Be safe this weekend and embrace those you care about, wherever you might be.

James

"Perseverance and spirit have done wonders in all ages."
-General George Washington

IN CONGRESS, JULY 4, 1776
The unanimous Declaration of the thirteen united States of America

When in the Course of human events it becomes necessary for one people to dissolve the political bands which have connected them with another and to assume among the powers of the earth, the separate and equal station to which the Laws of Nature and of Nature's God entitle them, a decent respect to the opinions of mankind requires that they should declare the causes which impel them to the separation.

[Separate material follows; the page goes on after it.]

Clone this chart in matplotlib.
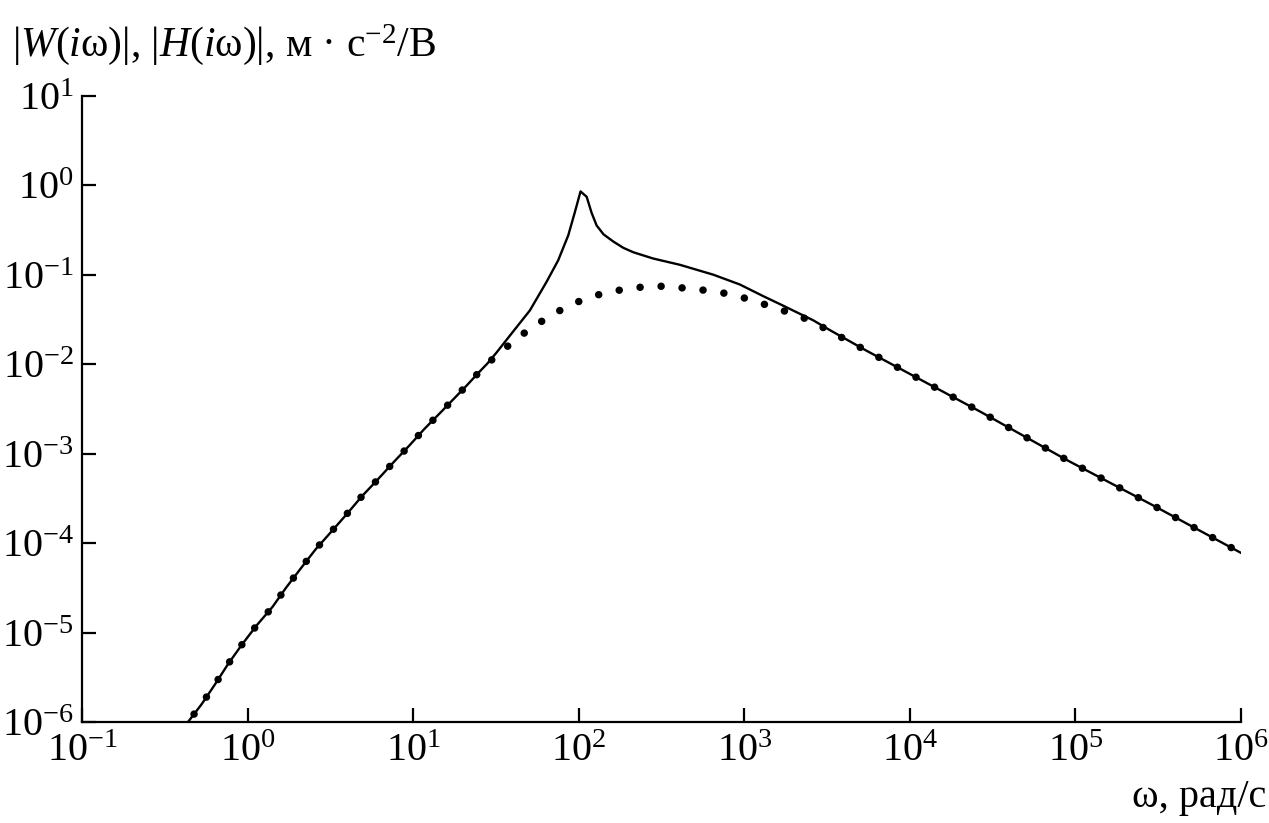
import numpy as np
import matplotlib
matplotlib.use('Agg')
import matplotlib.pyplot as plt
from matplotlib.ticker import LogLocator, NullLocator

plt.rcParams['font.family'] = ['Liberation Serif', 'DejaVu Serif']
plt.rcParams['mathtext.fontset'] = 'custom'
plt.rcParams['mathtext.rm'] = 'Liberation Serif'
plt.rcParams['mathtext.it'] = 'Liberation Serif:italic'
plt.rcParams['mathtext.bf'] = 'Liberation Serif:bold'

# |W(iw)| - сплошная линия (lg w, lg |W|)
w_lgx = [-0.40, -0.368, -0.277, -0.197, -0.117, -0.032, 0.055, 0.152, 0.232, 0.327,
         0.411, 0.512, 0.602, 0.689, 0.786, 0.880, 0.977, 1.065, 1.166, 1.323,
         1.393, 1.45, 1.504, 1.585, 1.705, 1.806, 1.876, 1.937, 1.977, 2.011,
         2.048, 2.078, 2.108, 2.15, 2.209, 2.269, 2.330, 2.450, 2.611, 2.812,
         2.973, 3.114, 3.216, 3.416, 3.517, 3.738, 3.960, 4.424, 4.946, 5.470, 6.0]
w_lgy = [-6.10, -6.02, -5.80, -5.58, -5.35, -5.13, -4.92, -4.71, -4.50, -4.27,
         -4.07, -3.86, -3.67, -3.48, -3.29, -3.10, -2.91, -2.73, -2.54, -2.24,
         -2.10, -1.99, -1.87, -1.68, -1.40, -1.08, -0.84, -0.56, -0.30, -0.07,
         -0.13, -0.31, -0.45, -0.55, -0.63, -0.70, -0.75, -0.82, -0.89, -1.00,
         -1.11, -1.24, -1.33, -1.51, -1.62, -1.85, -2.07, -2.53, -3.07, -3.58, -4.11]

# |H(iw)| - точки
h_lgx = [-0.40, -0.368, -0.277, -0.197, -0.117, -0.032, 0.055, 0.152, 0.232, 0.327,
         0.411, 0.512, 0.602, 0.689, 0.786, 0.880, 0.977, 1.065, 1.166, 1.323,
         1.393, 1.504, 1.604, 1.715, 1.832, 1.933, 2.042, 2.162, 2.289, 2.420,
         2.551, 2.673, 2.796, 2.917, 3.038, 3.167, 3.280, 3.396, 3.505, 3.738,
         3.960, 4.424, 4.946, 5.470, 6.0]
h_lgy = [-6.10, -6.02, -5.80, -5.58, -5.35, -5.13, -4.92, -4.71, -4.50, -4.27,
         -4.07, -3.86, -3.67, -3.48, -3.29, -3.10, -2.91, -2.73, -2.54, -2.24,
         -2.10, -1.90, -1.75, -1.59, -1.46, -1.35, -1.27, -1.20, -1.16, -1.13,
         -1.13, -1.16, -1.18, -1.22, -1.28, -1.36, -1.43, -1.51, -1.62, -1.85,
         -2.07, -2.53, -3.07, -3.58, -4.11]

w_x = 10.0 ** np.array(w_lgx)
w_y = 10.0 ** np.array(w_lgy)
h_x = 10.0 ** np.array(h_lgx)
h_y = 10.0 ** np.array(h_lgy)

fig = plt.figure(figsize=(12.69, 8.23), dpi=100)
ax = fig.add_axes([82 / 1269, 1 - 722 / 823, (1241 - 82) / 1269, (722 - 95.7) / 823])

ax.plot(h_x, h_y, color='black', lw=5.4, linestyle=(0, (0.01, 2.8)),
        dash_capstyle='round')
ax.plot(w_x, w_y, color='black', lw=1.7)

ax.set_xscale('log')
ax.set_yscale('log')
ax.set_xlim(1e-1, 1e6)
ax.set_ylim(1e-6, 1e1)
ax.xaxis.set_major_locator(LogLocator(base=10, numticks=20))
ax.yaxis.set_major_locator(LogLocator(base=10, numticks=20))
ax.xaxis.set_minor_locator(NullLocator())
ax.yaxis.set_minor_locator(NullLocator())

for s in ['top', 'right']:
    ax.spines[s].set_visible(False)
for s in ['left', 'bottom']:
    ax.spines[s].set_linewidth(1.6)

ax.tick_params(axis='both', which='major', direction='in', length=10, width=1.6,
               labelsize=29)
ax.tick_params(axis='x', pad=8)
ax.tick_params(axis='y', pad=6)

fig.text(12 / 1269, 1 - 45 / 823,
         '|$W$($i$ω)|, |$H$($i$ω)|, м · с$^{\\mathregular{-2}}$/В',
         fontsize=30, ha='left', va='center')
fig.text(1266 / 1269, 1 - 797 / 823, 'ω, рад/с',
         fontsize=29, ha='right', va='center')

fig.savefig('out.png', dpi=100)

We hold these truths to be self-evident, that all men are created equal, that they are endowed by their Creator with certain unalienable Rights, that among these are Life, Liberty and the pursuit of Happiness. - That to secure these rights, Governments are instituted among Men, deriving their just powers from the consent of the governed, — That whenever any Form of Government becomes destructive of these ends, it is the Right of the People to alter or to abolish it, and to institute new Government, laying its foundation on such principles and organizing its powers in such form, as to them shall seem most likely to effect their Safety and Happiness. Prudence, indeed, will dictate that Governments long established should not be changed for light and transient causes; and accordingly all experience hath shewn that mankind are more disposed to suffer, while evils are sufferable than to right themselves by abolishing the forms to which they are accustomed. But when a long train of abuses and usurpations, pursuing invariably the same Object evinces a design to reduce them under absolute Despotism, it is their right, it is their duty, to throw off such Government, and to provide new Guards for their future security.